Mr. Crispo was not charged in the case. Apart from Mr. LeGeros's testimony there was no corroborating evidence, so Mr. Crispo went scot-free. Subpoenaed for Mr. LeGeros's trial, he took the 5th and 14th Amendments, which protected him from being forced to testify against himself. However, soon afterward, he was sentenced to seven years in prison for income tax evasion -- he owed almost $4 million on income of $10 million -- a sentence later reduced to five years, of which he served three. And his luck held. In a later trial, in 1988, he was found not guilty -- although Mr. LeGeros had four years added to his prison sentence after pleading guilty to attempted kidnapping -- for the brutal treatment of Paul Jeffries.

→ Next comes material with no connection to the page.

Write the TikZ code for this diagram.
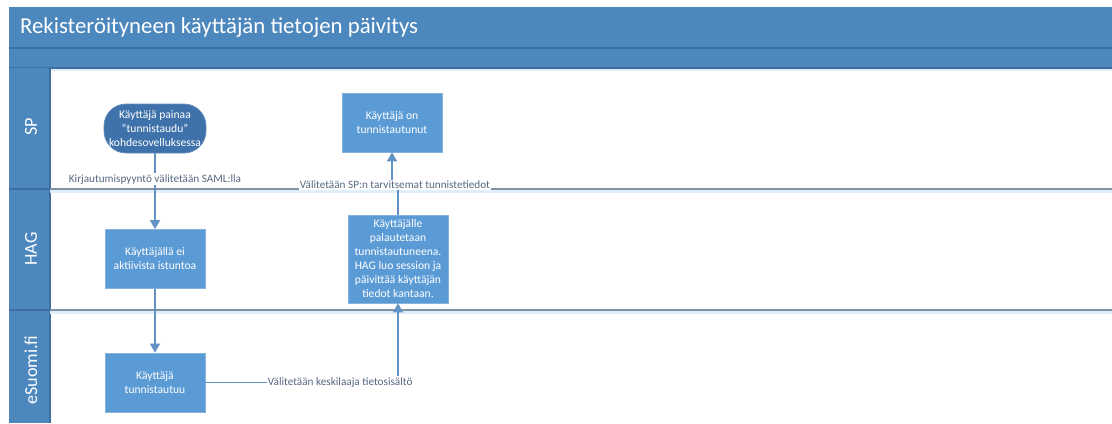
\documentclass[tikz,border=0pt]{standalone}
\usepackage{fontspec}
\setmainfont{Carlito}
\usetikzlibrary{arrows.meta,positioning}

\definecolor{band}{RGB}{76,135,189}
\definecolor{bandline}{RGB}{62,110,160}
\definecolor{boxblue}{RGB}{91,155,213}
\definecolor{startblue}{RGB}{63,114,170}
\definecolor{flow}{RGB}{98,146,198}
\definecolor{sepgray}{RGB}{128,146,162}
\definecolor{glow}{RGB}{224,237,250}
\definecolor{labeltext}{RGB}{86,104,128}

\begin{document}
\begin{tikzpicture}[x=0.5pt,y=-0.5pt,>={Triangle[width=5pt,length=4.5pt]},
    every node/.style={align=center,font=\fontsize{5.8}{7}\selectfont},
    box/.style={draw=boxblue!75!white,fill=boxblue,text=white,minimum width=50pt,minimum height=29.5pt,inner sep=1pt},
    startbox/.style={box,fill=startblue,draw=startblue!80!white,minimum height=24.5pt,minimum width=51pt,rounded corners=11pt},
    lane/.style={text=white,rotate=90,font=\fontsize{9.1}{9}\selectfont},
    flowline/.style={draw=flow,line width=0.75pt},
    flowlabel/.style={fill=white,text=labeltext,inner sep=0.6pt,font=\fontsize{5.6}{6}\selectfont}]
    \useasboundingbox (0,0) rectangle (1112,423);
    \fill[white] (0,0) rectangle (1112,423);
    % title and header bands
    \fill[band] (9,7) rectangle (1112,68);
    \fill[glow] (50,68) rectangle (1112,71);
    \draw[bandline,line width=0.6pt] (9,48) -- (1112,48);
    \draw[bandline,line width=0.6pt] (9,68) -- (1112,68);
    \node[anchor=west,text=white,font=\fontsize{11.4}{12}\selectfont] (title) at (13,28) {Rekisteröityneen käyttäjän tietojen päivitys};
    % lane column
    \fill[band] (9,68) rectangle (50,423);
    \draw[bandline,line width=0.6pt] (50,68) -- (50,423);
    \foreach \y in {189,310} {
      \fill[glow] (50,\y) rectangle (1112,\y+4);
      \draw[bandline,line width=0.6pt] (9,\y) -- (50,\y);
      \draw[sepgray,line width=0.8pt] (50,\y) -- (1112,\y);
    }
    \node[lane] (sp) at (31,127) {SP};
    \node[lane] (hag) at (31,249) {HAG};
    \node[lane] (esuomi) at (31,370) {eSuomi.fi};
    % steps
    \node[startbox] (s) at (155,128.5) {Käyttäjä painaa\\“tunnistaudu”\\kohdesovelluksessa};
    \node[box] (ok) at (392,122.5) {Käyttäjä on\\tunnistautunut};
    \node[box] (ei) at (155,259) {Käyttäjällä ei\\aktiivista istuntoa};
    \node[box,minimum height=44pt] (pal) at (398,259) {Käyttäjälle\\palautetaan\\tunnistautuneena.\\HAG luo session ja\\päivittää käyttäjän\\tiedot kantaan.};
    \node[box] (tun) at (155,382.5) {Käyttäjä\\tunnistautuu};
    % flows
    \draw[flowline,->] (s) -- node[flowlabel,pos=0.34] {Kirjautumispyyntö välitetään SAML:lla} (ei);
    \draw[flowline,->] (ei) -- (tun);
    \draw[flowline,->] (tun.east) -- node[flowlabel,pos=0.7] {Välitetään keskilaaja tietosisältö} (398,382.5) -- (pal.south);
    \draw[flowline,->] (pal.north) -- (398,185) -- node[flowlabel] {Välitetään SP:n tarvitsemat tunnistetiedot} (392,185) -- (ok.south);
  \end{tikzpicture}
\end{document}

Soon after his release from prison in 1989, a massive explosion leveled Mr. Crispo's cherished house in Southampton, where he had hung some of his most prized works of art. (Before his imprisonment, sales of part of his collection at Sotheby's and Christie's netted Mr. Crispo and his creditors nearly $20 million.) But -- wouldn't you know? -- in 1991 a jury awarded him $8.6 million from the Long Island Lighting Company -- which admitted that an accident in the form of a gas leak under the house had been the cause.

To say that Mr. France, a New York City journalist, is obsessed with the Crispo case is to put it mildly. But despite his lurid, tabloid presentation, his demon research goes a long way to persuade us that justice has miscarried, that Andrew Crispo should not be a free man today. Although, of course, Mr. Crispo has no voice here to convince us otherwise.